▶ Your task:
Exactly as written, write out the lines below from the first to the one containing "var yMin = 43, yMax = 50;", inclusive. Pictures do not belong in the copy.
** start **
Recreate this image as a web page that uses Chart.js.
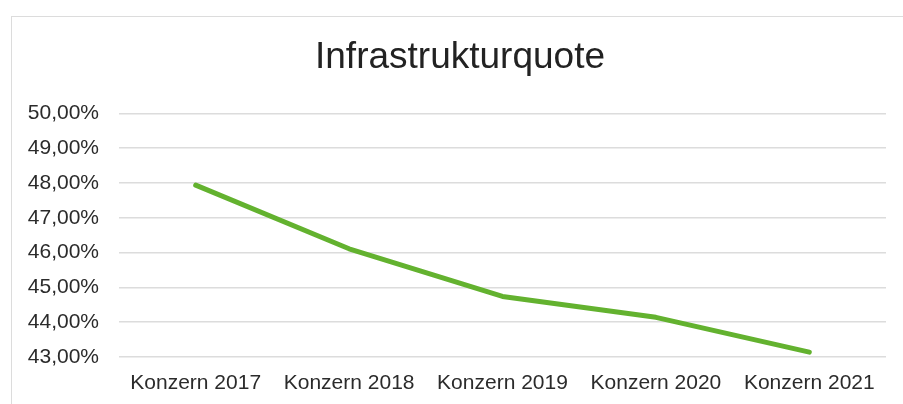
<html>
    <head>
        <title>Infrastrukturquote</title>
        <script src="https://cdn.jsdelivr.net/npm/chart.js/dist/chart.umd.min.js"></script>
        <style>
            body { margin: 0; background: #fff; overflow: hidden; }
            #frame { position: absolute; left: 11px; top: 16px; width: 900px; height: 400px; border: 1.5px solid #dcdcdc; }
            #myChart { position: absolute; left: 0; top: 0; }
        </style>
    </head>
    <body>
        <div id="frame"></div>
        <canvas id="myChart" width="903" height="404"></canvas>
        <script>
            var labels = ["Konzern 2017", "Konzern 2018", "Konzern 2019", "Konzern 2020", "Konzern 2021"];
            var quote = [47.94, 46.11, 44.74, 44.14, 43.14];
            var yMin = 43, yMax = 50;

            const ctx = document.getElementById('myChart').getContext('2d');
            const myChart = new Chart(ctx, {
                type: 'line',
                data: {
                    labels: labels,
                    datasets: [{
                        label: 'Infrastrukturquote',
                        data: quote,
                        yAxisID: 'y',
                        borderColor: '#63b22f',
                        backgroundColor: '#63b22f',
                        borderWidth: 5,
                        borderCapStyle: 'round',
                        borderJoinStyle: 'round',
                        pointRadius: 0,
                        tension: 0,
                    }],
                },
                options: {
                    responsive: false,
                    animation: false,
                    layout: { padding: { left: 17, right: 0, top: 0, bottom: 0 } },
                    plugins: {
                        legend: { display: false },
                        tooltip: { enabled: false },
                        title: {
                            display: true,
                            text: 'Infrastrukturquote',
                            color: '#222',
                            font: { family: 'Liberation Sans', size: 37, weight: 'normal' },
                            padding: { top: 36, bottom: 33 },
                        },
                    },
                    scales: {
                        x: {
                            offset: true,
                            grid: { display: false, drawTicks: false },
                            border: { display: false },
                            ticks: {
                                color: '#2b2b2b',
                                font: { family: 'Liberation Sans', size: 21 },
                                padding: 14,
                                maxRotation: 0,
                            },
                            afterFit: function (scale) { scale.height = 47; },
                        },
                        y: {
                            min: yMin,
                            max: yMax,
                            grid: { color: '#dcdcdc', lineWidth: 1.5, drawTicks: false },
                            border: { display: false },
                            ticks: {
                                stepSize: 1,
                                color: '#2b2b2b',
                                font: { family: 'Liberation Sans', size: 21 },
                                padding: 20,
                                callback: v => v.toFixed(2).replace('.', ',') + '%',
                            },
                            afterFit: function (scale) { scale.width = 102; },
                        },
                        // empty right-hand spacer so the plot stops short of the frame edge
                        yRight: {
                            position: 'right',
                            grid: { display: false, drawTicks: false },
                            border: { display: false },
                            ticks: { display: false },
                            afterFit: function (scale) { scale.width = 17; },
                        },
                    },
                },
            });
        </script>
    </body>
</html>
** end **
▶ Result for this task:
Recreate this image as a web page that uses Chart.js.
<html>
    <head>
        <title>Infrastrukturquote</title>
        <script src="https://cdn.jsdelivr.net/npm/chart.js/dist/chart.umd.min.js"></script>
        <style>
            body { margin: 0; background: #fff; overflow: hidden; }
            #frame { position: absolute; left: 11px; top: 16px; width: 900px; height: 400px; border: 1.5px solid #dcdcdc; }
            #myChart { position: absolute; left: 0; top: 0; }
        </style>
    </head>
    <body>
        <div id="frame"></div>
        <canvas id="myChart" width="903" height="404"></canvas>
        <script>
            var labels = ["Konzern 2017", "Konzern 2018", "Konzern 2019", "Konzern 2020", "Konzern 2021"];
            var quote = [47.94, 46.11, 44.74, 44.14, 43.14];
            var yMin = 43, yMax = 50;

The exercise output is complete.